* Start *
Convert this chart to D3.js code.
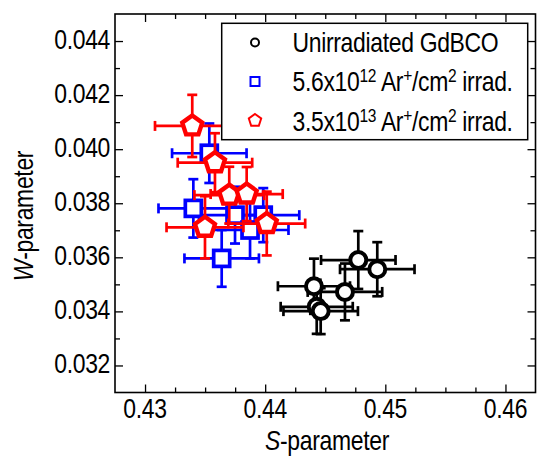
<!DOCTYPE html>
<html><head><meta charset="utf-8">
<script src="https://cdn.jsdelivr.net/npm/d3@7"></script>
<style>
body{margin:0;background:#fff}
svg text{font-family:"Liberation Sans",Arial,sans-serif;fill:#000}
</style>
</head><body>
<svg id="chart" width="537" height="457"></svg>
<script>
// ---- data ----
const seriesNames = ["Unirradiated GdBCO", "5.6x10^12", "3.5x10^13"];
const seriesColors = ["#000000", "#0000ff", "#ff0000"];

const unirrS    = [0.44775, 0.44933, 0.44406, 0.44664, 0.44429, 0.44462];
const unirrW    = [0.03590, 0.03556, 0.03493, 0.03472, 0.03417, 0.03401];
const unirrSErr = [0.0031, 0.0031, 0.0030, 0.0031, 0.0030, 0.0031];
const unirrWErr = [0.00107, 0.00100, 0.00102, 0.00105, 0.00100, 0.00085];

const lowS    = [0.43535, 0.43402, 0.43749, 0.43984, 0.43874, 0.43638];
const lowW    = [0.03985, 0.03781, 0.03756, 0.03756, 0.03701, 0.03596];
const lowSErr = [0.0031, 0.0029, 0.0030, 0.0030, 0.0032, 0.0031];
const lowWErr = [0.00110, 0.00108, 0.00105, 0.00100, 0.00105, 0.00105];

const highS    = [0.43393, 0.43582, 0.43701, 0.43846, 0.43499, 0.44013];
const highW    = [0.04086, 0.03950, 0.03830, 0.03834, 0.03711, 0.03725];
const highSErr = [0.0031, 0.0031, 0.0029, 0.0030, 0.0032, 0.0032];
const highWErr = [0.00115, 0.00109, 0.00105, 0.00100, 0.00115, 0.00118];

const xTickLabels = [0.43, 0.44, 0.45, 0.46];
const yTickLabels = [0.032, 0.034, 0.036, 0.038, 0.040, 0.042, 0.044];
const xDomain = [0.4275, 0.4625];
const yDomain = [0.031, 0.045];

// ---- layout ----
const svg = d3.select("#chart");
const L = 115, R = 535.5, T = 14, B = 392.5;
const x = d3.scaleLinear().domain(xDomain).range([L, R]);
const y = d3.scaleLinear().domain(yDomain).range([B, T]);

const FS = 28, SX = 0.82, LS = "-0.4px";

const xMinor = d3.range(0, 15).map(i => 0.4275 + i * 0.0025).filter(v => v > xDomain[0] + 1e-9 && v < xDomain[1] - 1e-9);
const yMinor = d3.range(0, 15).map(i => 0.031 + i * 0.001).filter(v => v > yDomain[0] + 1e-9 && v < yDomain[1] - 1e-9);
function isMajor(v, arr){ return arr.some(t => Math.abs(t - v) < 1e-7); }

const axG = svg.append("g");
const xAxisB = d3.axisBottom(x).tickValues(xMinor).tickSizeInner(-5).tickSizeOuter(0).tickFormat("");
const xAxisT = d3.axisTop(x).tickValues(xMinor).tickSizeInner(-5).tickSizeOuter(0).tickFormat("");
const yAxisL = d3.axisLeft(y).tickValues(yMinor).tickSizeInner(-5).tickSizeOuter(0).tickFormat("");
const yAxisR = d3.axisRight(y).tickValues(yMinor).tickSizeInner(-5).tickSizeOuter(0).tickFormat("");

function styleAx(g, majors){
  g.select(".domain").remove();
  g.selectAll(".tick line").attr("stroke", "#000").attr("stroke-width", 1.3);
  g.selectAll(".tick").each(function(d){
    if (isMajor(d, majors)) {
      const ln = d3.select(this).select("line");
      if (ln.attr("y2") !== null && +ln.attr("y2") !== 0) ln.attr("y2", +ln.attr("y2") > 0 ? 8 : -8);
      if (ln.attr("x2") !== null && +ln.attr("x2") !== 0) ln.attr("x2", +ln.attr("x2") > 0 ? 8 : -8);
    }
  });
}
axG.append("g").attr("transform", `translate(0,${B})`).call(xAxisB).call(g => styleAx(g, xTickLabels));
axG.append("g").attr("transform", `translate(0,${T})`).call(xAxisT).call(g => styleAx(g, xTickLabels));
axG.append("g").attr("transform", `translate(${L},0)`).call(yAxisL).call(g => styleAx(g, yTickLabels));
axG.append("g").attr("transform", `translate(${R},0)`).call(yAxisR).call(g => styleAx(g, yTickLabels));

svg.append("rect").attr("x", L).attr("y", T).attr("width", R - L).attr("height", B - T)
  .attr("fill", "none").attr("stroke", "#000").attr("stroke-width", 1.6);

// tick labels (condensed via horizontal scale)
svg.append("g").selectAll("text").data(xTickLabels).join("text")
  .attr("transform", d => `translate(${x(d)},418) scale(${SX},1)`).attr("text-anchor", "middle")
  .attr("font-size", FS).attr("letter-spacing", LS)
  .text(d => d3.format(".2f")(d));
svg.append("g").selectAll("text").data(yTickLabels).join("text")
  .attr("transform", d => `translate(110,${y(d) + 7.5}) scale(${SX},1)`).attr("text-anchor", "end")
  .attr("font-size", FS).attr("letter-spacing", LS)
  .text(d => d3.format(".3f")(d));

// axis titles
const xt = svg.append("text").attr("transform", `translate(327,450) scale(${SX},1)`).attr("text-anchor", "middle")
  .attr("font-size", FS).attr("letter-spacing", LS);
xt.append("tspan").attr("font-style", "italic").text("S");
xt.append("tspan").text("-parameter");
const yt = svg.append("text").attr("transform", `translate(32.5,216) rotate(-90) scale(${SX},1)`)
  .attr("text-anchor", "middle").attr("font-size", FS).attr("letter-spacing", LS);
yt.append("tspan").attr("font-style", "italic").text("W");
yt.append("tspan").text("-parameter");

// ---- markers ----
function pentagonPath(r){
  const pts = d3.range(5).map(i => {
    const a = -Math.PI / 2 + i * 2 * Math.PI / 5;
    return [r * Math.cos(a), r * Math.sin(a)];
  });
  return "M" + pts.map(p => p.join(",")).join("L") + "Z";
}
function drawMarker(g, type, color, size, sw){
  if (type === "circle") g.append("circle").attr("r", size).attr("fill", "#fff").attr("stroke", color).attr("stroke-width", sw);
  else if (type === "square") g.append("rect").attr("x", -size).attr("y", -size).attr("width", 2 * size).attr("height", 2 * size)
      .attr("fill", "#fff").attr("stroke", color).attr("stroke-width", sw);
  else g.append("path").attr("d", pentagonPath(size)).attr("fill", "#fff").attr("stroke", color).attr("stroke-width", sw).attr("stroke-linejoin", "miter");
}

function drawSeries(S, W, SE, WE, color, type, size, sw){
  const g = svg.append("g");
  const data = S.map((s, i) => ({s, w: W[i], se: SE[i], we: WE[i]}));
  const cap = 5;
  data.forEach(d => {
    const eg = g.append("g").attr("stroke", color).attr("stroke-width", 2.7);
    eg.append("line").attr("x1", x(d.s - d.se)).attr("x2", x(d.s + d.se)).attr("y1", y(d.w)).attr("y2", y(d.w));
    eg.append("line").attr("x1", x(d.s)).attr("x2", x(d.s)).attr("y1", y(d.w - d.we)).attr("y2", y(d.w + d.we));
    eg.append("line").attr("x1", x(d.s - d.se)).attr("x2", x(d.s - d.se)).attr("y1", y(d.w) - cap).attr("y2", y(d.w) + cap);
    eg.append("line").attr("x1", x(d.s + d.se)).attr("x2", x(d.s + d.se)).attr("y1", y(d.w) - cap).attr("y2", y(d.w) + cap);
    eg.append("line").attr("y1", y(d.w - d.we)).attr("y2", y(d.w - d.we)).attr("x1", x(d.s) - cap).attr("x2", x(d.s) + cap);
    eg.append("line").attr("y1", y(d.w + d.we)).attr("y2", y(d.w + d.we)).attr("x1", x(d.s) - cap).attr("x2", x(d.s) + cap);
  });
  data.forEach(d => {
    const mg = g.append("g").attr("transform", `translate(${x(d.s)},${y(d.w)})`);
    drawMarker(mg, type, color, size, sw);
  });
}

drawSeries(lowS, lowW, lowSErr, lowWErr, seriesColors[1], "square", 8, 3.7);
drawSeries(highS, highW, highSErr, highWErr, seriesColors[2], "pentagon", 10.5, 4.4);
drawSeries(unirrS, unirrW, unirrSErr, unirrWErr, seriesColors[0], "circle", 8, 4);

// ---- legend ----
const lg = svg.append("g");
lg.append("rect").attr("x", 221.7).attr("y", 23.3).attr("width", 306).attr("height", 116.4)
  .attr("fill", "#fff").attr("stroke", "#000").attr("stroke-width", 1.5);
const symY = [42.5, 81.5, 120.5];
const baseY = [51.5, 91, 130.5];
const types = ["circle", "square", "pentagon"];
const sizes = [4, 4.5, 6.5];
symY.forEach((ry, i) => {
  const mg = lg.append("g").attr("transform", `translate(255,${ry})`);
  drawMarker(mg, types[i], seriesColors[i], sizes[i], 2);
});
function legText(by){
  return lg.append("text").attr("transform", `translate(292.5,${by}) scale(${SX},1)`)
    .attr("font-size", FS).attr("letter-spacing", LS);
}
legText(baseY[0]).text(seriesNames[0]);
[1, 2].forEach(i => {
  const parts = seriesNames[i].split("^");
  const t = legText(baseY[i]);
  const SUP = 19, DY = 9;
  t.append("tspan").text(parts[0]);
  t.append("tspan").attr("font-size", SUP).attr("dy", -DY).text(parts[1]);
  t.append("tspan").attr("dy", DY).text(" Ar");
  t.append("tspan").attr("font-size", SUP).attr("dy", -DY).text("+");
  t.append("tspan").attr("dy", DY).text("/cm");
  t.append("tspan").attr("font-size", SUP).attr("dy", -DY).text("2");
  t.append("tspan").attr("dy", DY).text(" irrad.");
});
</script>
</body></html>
* End *
> [YOUR TASK]
Write out nothing but the lines from the start of the data through the line with "0.00105, 0.00100, 0.00085];". Leave out the pictures.

> [FINISHED TASK]
Convert this chart to D3.js code.
<!DOCTYPE html>
<html><head><meta charset="utf-8">
<script src="https://cdn.jsdelivr.net/npm/d3@7"></script>
<style>
body{margin:0;background:#fff}
svg text{font-family:"Liberation Sans",Arial,sans-serif;fill:#000}
</style>
</head><body>
<svg id="chart" width="537" height="457"></svg>
<script>
// ---- data ----
const seriesNames = ["Unirradiated GdBCO", "5.6x10^12", "3.5x10^13"];
const seriesColors = ["#000000", "#0000ff", "#ff0000"];

const unirrS    = [0.44775, 0.44933, 0.44406, 0.44664, 0.44429, 0.44462];
const unirrW    = [0.03590, 0.03556, 0.03493, 0.03472, 0.03417, 0.03401];
const unirrSErr = [0.0031, 0.0031, 0.0030, 0.0031, 0.0030, 0.0031];
const unirrWErr = [0.00107, 0.00100, 0.00102, 0.00105, 0.00100, 0.00085];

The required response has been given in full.